The symposium provided a forum for twenty-four new researchers in the field (see http://www.dcu.ie/salis/clai/index.shtml) to present their work. The event was attended by over eighty participants, an extremely encouraging figure given that the discipline was not developed in Ireland until 2003, when the MA in Comparative Literature was created in the School of Applied Language and Intercultural Studies, DCU.

The objective of the symposium was to explore the latest theoretical and methodological practices in comparative studies, provide a supportive environment for those new to presenting conference papers, and offer a lively and stimulating platform to all involved. Those objectives were fully achieved, thanks to the enthusiasm of academics from most Irish universities – North and South – who encouraged their postgraduate students to attend, and who themselves supported the symposium through their attendance. There is no doubt, however, that the symposium’s success was due to the postgraduate students, thanks to the wide and imaginative range of subjects they presented and the impressively high quality of the papers they delivered.

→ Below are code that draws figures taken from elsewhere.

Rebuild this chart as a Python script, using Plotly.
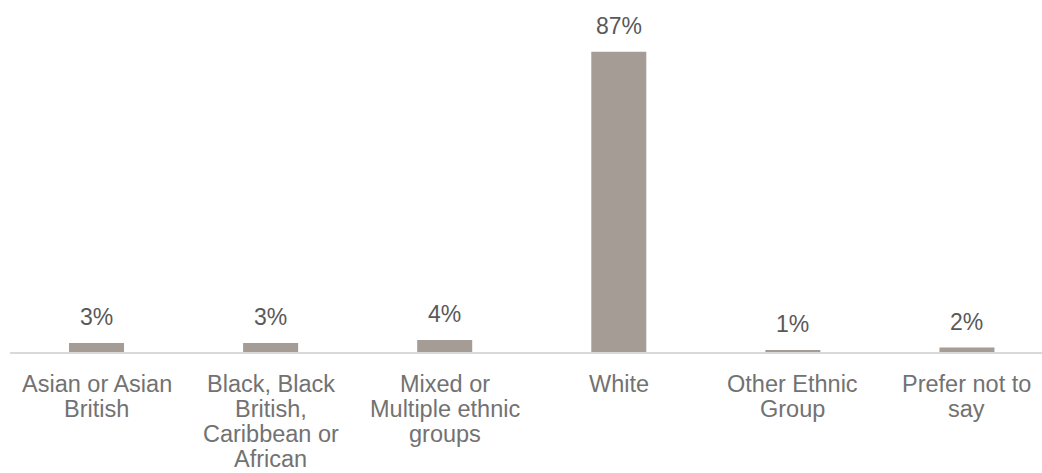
import plotly.graph_objects as go

categories = [
    "Asian or Asian<br>British",
    "Black, Black<br>British,<br>Caribbean or<br>African",
    "Mixed or<br>Multiple ethnic<br>groups",
    "White",
    "Other Ethnic<br>Group",
    "Prefer not to<br>say",
]
values = [2.6, 2.6, 3.5, 87.0, 0.6, 1.3]
labels = ["3%", "3%", "4%", "87%", "1%", "2%"]

bar_color = "#A59C96"
font_family = "Liberation Sans, Arial, sans-serif"
label_size = 23
cat_size = 23.5
line_step = 25.3

fig = go.Figure()
fig.add_trace(go.Bar(
    x=categories,
    y=values,
    marker=dict(color=bar_color, line=dict(width=0)),
    width=0.316,
    hoverinfo="skip",
))

# data labels above bars
for c, v, t in zip(categories, values, labels):
    fig.add_annotation(
        x=c, y=v, text=t, showarrow=False,
        yanchor="middle", yshift=26,
        font=dict(family=font_family, size=label_size, color="#595959"),
    )

# category labels (one annotation per wrapped line, for tighter line spacing)
for c in categories:
    for i, line in enumerate(c.split("<br>")):
        fig.add_annotation(
            x=c, y=0, xref="x", yref="paper", text=line, showarrow=False,
            yanchor="middle", yshift=-(31.5 + i * line_step), borderpad=0,
            font=dict(family=font_family, size=cat_size, color="#727272"),
        )

fig.update_layout(
    width=1042, height=473,
    margin=dict(l=10, r=0, t=7, b=121),
    paper_bgcolor="white", plot_bgcolor="white",
    showlegend=False,
    font=dict(family=font_family, size=cat_size, color="#727272"),
    xaxis=dict(
        type="category",
        range=[-0.497, 5.431],
        showline=True, linecolor="#D9D9D9", linewidth=2,
        ticks="", showgrid=False, zeroline=False, showticklabels=False,
    ),
    yaxis=dict(
        range=[0, 100], visible=False, showgrid=False, zeroline=False,
    ),
)

fig.write_html("out.html")
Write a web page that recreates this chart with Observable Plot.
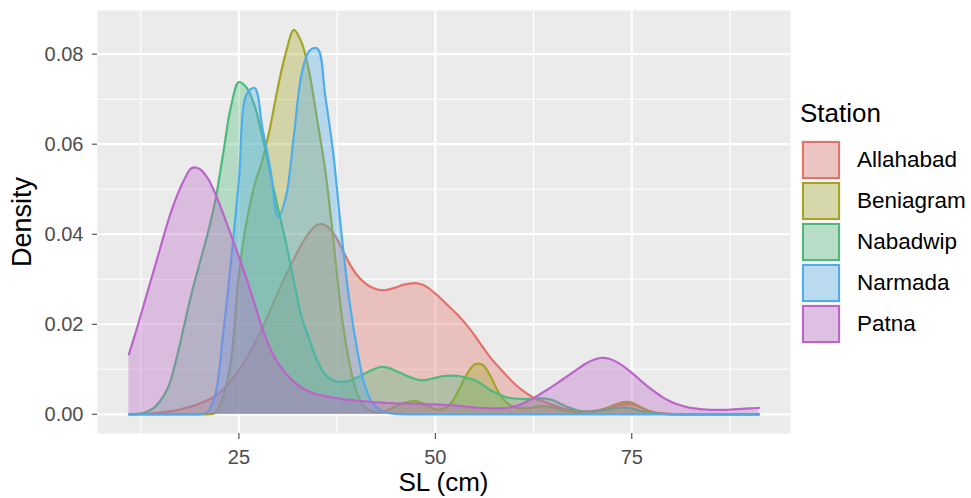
<!DOCTYPE html>
<html>
<head>
<meta charset="utf-8">
<script src="https://cdn.jsdelivr.net/npm/d3@7"></script>
<script src="https://cdn.jsdelivr.net/npm/@observablehq/plot@0.6"></script>
<style>
  body { margin: 0; background: #ffffff; font-family: "Liberation Sans", Arial, Helvetica, sans-serif; }
  #wrap { position: relative; width: 971px; height: 498px; overflow: hidden; }
  #chart { position: absolute; left: 0; top: 0; }
  .ttl { position: absolute; font-size: 26px; line-height: 26px; color: #000; white-space: nowrap; }
  .lab { position: absolute; font-size: 22.5px; line-height: 40px; height: 40px; color: #000; white-space: nowrap; }
  .key { position: absolute; width: 40px; height: 40px; background: #F2F2F2; }
  .key div { position: absolute; inset: 1px; box-sizing: border-box; border: 2px solid; }
</style>
</head>
<body>
<div id="wrap"><div id="chart"></div></div>
<script>
// ---- data ----
const stations = ["Allahabad", "Beniagram", "Nabadwip", "Narmada", "Patna"];
const colors = ["#E2726A", "#A4A524", "#4DB97C", "#4FAEEA", "#BB64C9"];

// SL (cm) grid at which density values were read
const sl = [11,12,13,14,15,16,17,18,19,20,21,22,23,24,25,26,27,28,29,30,
            31,32,33,34,35,36,37,38,39,40,41,42,43,44,45,46,47,48,49,50,
            51,52,53,54,55,56,57,58,59,60,61,62,63,64,65,66,67,68,69,70,
            71,72,73,74,75,76,77,78,79,80,81,82,83,84,85,86,87,88,89,90,91,91.2];

const allahabad = [0,0,0.0001,0.0002,0.0004,0.0006,0.0009,0.0013,0.0018,0.0024,
  0.0031,0.004,0.0055,0.0075,0.0098,0.0125,0.0157,0.0192,0.0232,0.0272,
  0.031,0.0345,0.0378,0.0405,0.0421,0.042,0.0403,0.0372,0.0337,0.031,
  0.0292,0.0281,0.0276,0.0277,0.0282,0.0288,0.0291,0.029,0.0282,0.0268,
  0.0252,0.0235,0.0218,0.0198,0.0175,0.015,0.0126,0.0106,0.0087,0.0069,
  0.0054,0.0042,0.0033,0.0027,0.002,0.0014,0.001,0.0007,0.0006,0.0007,
  0.001,0.0014,0.0019,0.0022,0.0022,0.0016,0.0009,0.0004,0.0002,0.0001,
  0,0,0,0,0,0,0,0,0,0,0,0];

const beniagram = [0,0,0,0,0,0,0,0,0,0,
  0,0.0003,0.004,0.012,0.031,0.043,0.051,0.0565,0.064,0.073,
  0.0805,0.0854,0.0825,0.0755,0.065,0.054,0.039,0.023,0.012,0.0048,
  0.0016,0.0006,0.0004,0.001,0.0018,0.0025,0.0029,0.0027,0.0019,0.0011,
  0.0012,0.0025,0.0055,0.0088,0.0111,0.011,0.0085,0.005,0.0027,0.0016,
  0.0013,0.0014,0.0017,0.0018,0.0015,0.001,0.0006,0.0004,0.0004,0.0005,
  0.0009,0.0015,0.0022,0.0027,0.0026,0.0017,0.0008,0.0003,0.0001,0,
  0,0,0,0,0,0,0,0,0,0,0,0];

const nabadwip = [0,0.0001,0.0004,0.0012,0.003,0.006,0.012,0.0195,0.027,0.0335,
  0.04,0.0475,0.058,0.0685,0.0738,0.0725,0.0685,0.0615,0.0535,0.0455,
  0.038,0.0295,0.0215,0.0165,0.0118,0.0088,0.0075,0.0072,0.0074,0.0081,
  0.009,0.0099,0.0105,0.0103,0.0096,0.0088,0.0081,0.0076,0.0077,0.0081,
  0.0085,0.0086,0.0085,0.0081,0.0076,0.0066,0.0054,0.0045,0.0038,0.0035,
  0.0034,0.0034,0.0035,0.0035,0.0031,0.0023,0.0015,0.0009,0.0006,0.0006,
  0.0008,0.0011,0.0014,0.0015,0.0013,0.0008,0.0004,0.0002,0.0001,0,
  0,0,0,0,0,0,0,0,0,0,0,0];

const narmada = [0,0,0,0,0,0,0,0,0,0,
  0.0005,0.0045,0.018,0.034,0.052,0.0712,0.0725,0.0635,0.0545,0.0438,
  0.0485,0.062,0.0758,0.0808,0.0812,0.0705,0.058,0.041,0.026,0.0149,
  0.0065,0.0025,0.0009,0.0003,0.0001,0,0,0,0,0,
  0,0,0,0,0,0,0,0,0,0,
  0,0,0,0,0,0,0,0,0,0,
  0,0,0,0,0,0,0,0,0,0,
  0,0,0,0,0,0,0,0,0,0,0,0];

const patna = [0.0133,0.019,0.025,0.031,0.037,0.043,0.048,0.052,0.0547,0.0545,
  0.0525,0.049,0.0445,0.0398,0.035,0.03,0.0245,0.019,0.0145,0.0113,
  0.009,0.0072,0.0059,0.005,0.0044,0.004,0.0037,0.0034,0.0032,0.003,
  0.0029,0.0027,0.0026,0.0025,0.0024,0.0024,0.0023,0.0023,0.0022,0.0022,
  0.0021,0.002,0.0019,0.0017,0.0015,0.0014,0.0013,0.0013,0.0014,0.0017,
  0.0023,0.0031,0.0041,0.0052,0.0063,0.0075,0.0087,0.0099,0.0111,0.012,
  0.0125,0.0124,0.0117,0.0106,0.0092,0.0077,0.0062,0.0049,0.0037,0.0028,
  0.0021,0.0016,0.0013,0.0011,0.001,0.001,0.001,0.0011,0.0012,0.0013,0.0014,0.0014];

const xTicks = [25, 50, 75];
const xMinor = [12.5, 37.5, 62.5, 87.5];
const yTicks = [0, 0.02, 0.04, 0.06, 0.08];
const yTickLabels = ["0.00", "0.02", "0.04", "0.06", "0.08"];
const yMinor = [0.01, 0.03, 0.05, 0.07];

const xTitle = "SL (cm)";
const yTitle = "Density";
const legendTitle = "Station";

// ---- build ----
const series = [allahabad, beniagram, nabadwip, narmada, patna];
const rows = stations.flatMap((s, i) => sl.map((x, j) => ({station: s, sl: x, density: series[i][j]})));

const plot = Plot.plot({
  width: 800,
  height: 498,
  marginLeft: 97,
  marginRight: 10,
  marginTop: 10,
  marginBottom: 65,
  style: {fontFamily: "'Liberation Sans', Arial, Helvetica, sans-serif", background: "transparent", overflow: "visible"},
  x: {domain: [7, 95.2]},
  y: {domain: [-0.00427, 0.0897]},
  marks: [
    Plot.frame({fill: "#EBEBEB", stroke: "none"}),
    Plot.ruleX(xMinor, {stroke: "#ffffff", strokeWidth: 1.1}),
    Plot.ruleY(yMinor, {stroke: "#ffffff", strokeWidth: 1.1}),
    Plot.ruleX(xTicks, {stroke: "#ffffff", strokeWidth: 2.2}),
    Plot.ruleY(yTicks, {stroke: "#ffffff", strokeWidth: 2.2}),
    ...stations.flatMap((s, i) => {
      const d = rows.filter(r => r.station === s);
      return [
        Plot.areaY(d, {x: "sl", y: "density", fill: colors[i], fillOpacity: 0.35, curve: "catmull-rom"}),
        Plot.lineY(d, {x: "sl", y: "density", stroke: colors[i], strokeWidth: 2.2, curve: "catmull-rom"})
      ];
    }),
    Plot.axisX(xTicks, {tickSize: 6, tickPadding: 10, fontSize: 20, fill: "#4D4D4D", stroke: "#333333", label: null}),
    Plot.axisY(yTicks, {tickSize: 5, tickPadding: 9, fontSize: 20, fill: "#4D4D4D", stroke: "#333333", label: null,
      tickFormat: d => yTickLabels[yTicks.indexOf(d)]})
  ]
});
document.getElementById("chart").appendChild(plot);

const wrap = document.getElementById("wrap");
function addDiv(cls, text, style) {
  const el = document.createElement("div");
  el.className = cls;
  el.textContent = text;
  Object.assign(el.style, style);
  wrap.appendChild(el);
  return el;
}
// axis titles
addDiv("ttl", xTitle, {left: "343.5px", width: "200px", textAlign: "center", top: "469px"});
addDiv("ttl", yTitle, {left: "-78px", width: "200px", textAlign: "center", top: "208.5px", fontSize: "27px", transform: "rotate(-90deg)", transformOrigin: "50% 50%"});
// legend
addDiv("ttl", legendTitle, {left: "800px", top: "100px"});
stations.forEach((s, i) => {
  const top = 140 + i * 41;
  const k = document.createElement("div");
  k.className = "key";
  k.style.left = "801px";
  k.style.top = top + "px";
  const inner = document.createElement("div");
  inner.style.borderColor = colors[i];
  const c = d3.color(colors[i]); c.opacity = 0.35;
  inner.style.background = c.formatRgb();
  k.appendChild(inner);
  wrap.appendChild(k);
  addDiv("lab", s, {left: "857px", top: top + "px"});
});
</script>
</body>
</html>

The CLAI provides a forum for all those in Irish universities interested in Comparative Literature to work together to pursue shared interests and objectives. Comparative Literature provides a critical and methodological framework for the comparative study of artistic works, be they in literature, music, film, painting, or other visual arts. At the core of Comparative Literature lies an investigation that is engaged in and committed to cross-cultural study and that recognises the constructive role of the historical, sociological and ideological in the production of literature.

The Symposium organizing committee – Brigitte Le Juez, Jean-Philippe Imbert and Bevin Doyle – intend to publish the proceedings, online, on the CLAI website (www.complit.org).